There maybe further policy rate hike to tackle inflationary pressures.
Here’s my take on the matter which I love to reiterate whenever this subject is broached by skinning the cat in another different way.
The largest borrower in the market is the government which is the beneficiary of two-third of the total liquidity and with the increase in policy rates, its debt servicing has increased from the budgeted Rs. 4trn to nearly Rs 5.5 trn (10% of GDP).
How will the government service this debt from it’s current total collections of Rs. 8.5trn with FBR tax collection of Rs 7.6trn, out of which the share of the federal government in the divisible pool is only Rs. 3.2trn.
On one hand, the fiscal deficit per se is one of the leading factors driving inflation expectations and on the other, rate hike is pushing the fiscal deficit higher.
The fact is that the policy rate hike is merely discouraging the credit to the extent of around Rs. 8trn (net of Rs. 1.6trn worth of concessionary financing which remains immune to interest rates movement; in fact, becomes a further burden on fiscal deficit) within which the consumer portion is merely Rs. 1.1trn, or 24% and 3% respectively, of the total lending in the market.

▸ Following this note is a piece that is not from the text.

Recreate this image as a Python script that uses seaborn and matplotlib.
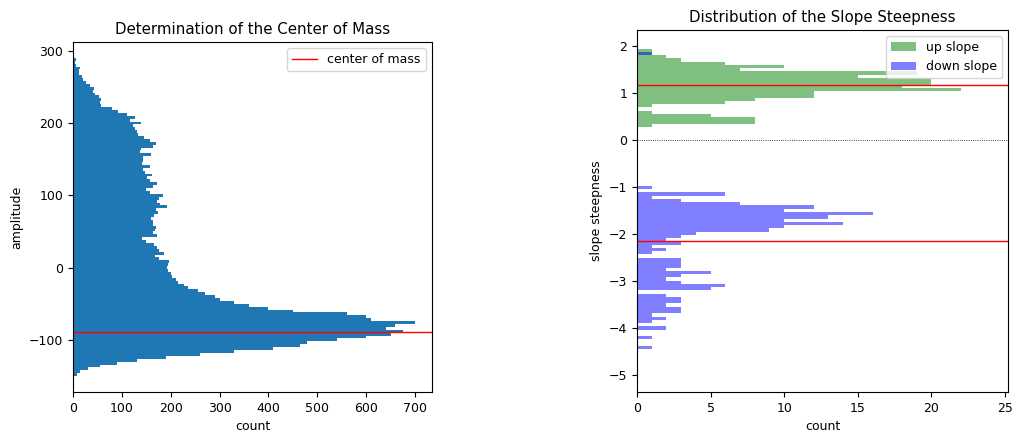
import numpy as np
import pandas as pd
import matplotlib
matplotlib.use('Agg')
import matplotlib.pyplot as plt
from matplotlib.patches import Patch
import seaborn as sns

plt.rcParams['font.size'] = 9

# amplitude histogram, bins of width 4 from -150 to 290 (bottom -> top)
amp_counts = [8, 15, 30, 55, 90, 130, 190, 260, 330, 410,
              465, 480, 540, 600, 650, 675, 640, 660, 700, 610,
              600, 560, 450, 400, 360, 330, 300, 290, 270, 255,
              235, 228, 215, 210, 202, 200, 195, 192, 194, 197,
              176, 168, 186, 176, 172, 165, 150, 142, 172, 164,
              167, 170, 164, 163, 160, 165, 174, 170, 192, 178,
              172, 175, 185, 157, 150, 164, 171, 158, 152, 162,
              147, 144, 157, 142, 144, 144, 160, 137, 140, 164,
              170, 157, 145, 134, 130, 127, 122, 140, 117, 127,
              110, 92, 80, 58, 55, 58, 54, 45, 40, 42,
              35, 27, 21, 18, 13, 12, 14, 6, 5, 7]
amp_lo, amp_w = -150, 4
center_of_mass = -88.5

# slope histograms, common bins (bottom -> top)
slope_lo, slope_w, slope_n = -4.45, 0.0695, 92
down_counts = [1, 0, 0, 1, 0, 0, 2, 0, 1, 2,
               1, 3, 3, 2, 3, 3, 2, 0, 5, 6,
               3, 2, 3, 5, 2, 3, 3, 3, 0, 1,
               2, 1, 3, 2, 3, 4, 9, 10, 14, 10,
               13, 16, 10, 12, 7, 3, 1, 6, 0, 1]
down_extra_bin, down_extra_count = 90, 1
up_first_bin = 68
up_counts = [1, 8, 8, 5, 1, 0, 1, 6, 8, 12,
             12, 22, 18, 20, 20, 15, 19, 7, 10, 6,
             3, 2, 1, 1]
up_mean = 1.164
down_mean = -2.149

amp_centers = amp_lo + amp_w * (np.arange(len(amp_counts)) + 0.5)
amp_range = (amp_lo, amp_lo + amp_w * len(amp_counts))
slope_centers = slope_lo + slope_w * (np.arange(slope_n) + 0.5)
slope_range = (slope_lo, slope_lo + slope_w * slope_n)

down_full = np.zeros(slope_n)
down_full[:len(down_counts)] = down_counts
down_full[down_extra_bin] = down_extra_count
up_full = np.zeros(slope_n)
up_full[up_first_bin:up_first_bin + len(up_counts)] = up_counts

df_amp = pd.DataFrame({'amplitude': amp_centers, 'count': amp_counts})
df_up = pd.DataFrame({'slope': slope_centers, 'count': up_full})
df_down = pd.DataFrame({'slope': slope_centers, 'count': down_full})

fig = plt.figure(figsize=(10.13, 4.34), dpi=100)
ax1 = fig.add_axes([0.0721, 0.0968, 0.3544, 0.8065])
ax2 = fig.add_axes([0.6288, 0.0968, 0.3663, 0.8341])

sns.histplot(data=df_amp, y='amplitude', weights='count',
             bins=len(amp_counts), binrange=amp_range,
             color='#1f77b4', alpha=1, linewidth=0, ax=ax1)
ax1.axhline(center_of_mass, color='r', lw=1, label='center of mass')
ax1.set_xlim(0, 735)
ax1.set_ylim(-172, 312)
ax1.set_xlabel('count')
ax1.set_ylabel('amplitude')
ax1.set_title('Determination of the Center of Mass')
ax1.legend(loc='upper right')

sns.histplot(data=df_up, y='slope', weights='count',
             bins=slope_n, binrange=slope_range,
             color='g', alpha=0.5, linewidth=0, ax=ax2)
sns.histplot(data=df_down, y='slope', weights='count',
             bins=slope_n, binrange=slope_range,
             color='b', alpha=0.5, linewidth=0, ax=ax2)
ax2.axhline(up_mean, color='r', lw=1)
ax2.axhline(down_mean, color='r', lw=1)
ax2.axhline(0, color='k', lw=0.6, ls=':')
ax2.set_xlim(0, 25.2)
ax2.set_ylim(-5.36, 2.34)
ax2.set_xlabel('count')
ax2.set_ylabel('slope steepness')
ax2.set_title('Distribution of the Slope Steepness')
ax2.legend(handles=[Patch(facecolor='g', alpha=0.5, linewidth=0, label='up slope'),
                    Patch(facecolor='b', alpha=0.5, linewidth=0, label='down slope')],
           loc='upper right')

fig.savefig('out.png', dpi=100)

What we need to appreciate in the context of controlling inflation through policy rate phenomenon in Pakistan is that every time we increase policy rate, 82% of the credit portion starts propelling inflation whilst only 18% could possibly be discourage the credit market, and with increasing demand for funding by the government coupled with escalating interest rates, the private sector credit gets squeezed even further.
In other words, tailwind to stoke inflation is 4.56 times more than controlling it when monetary policy tool is employed in isolation without taking necessary actions on fiscal account.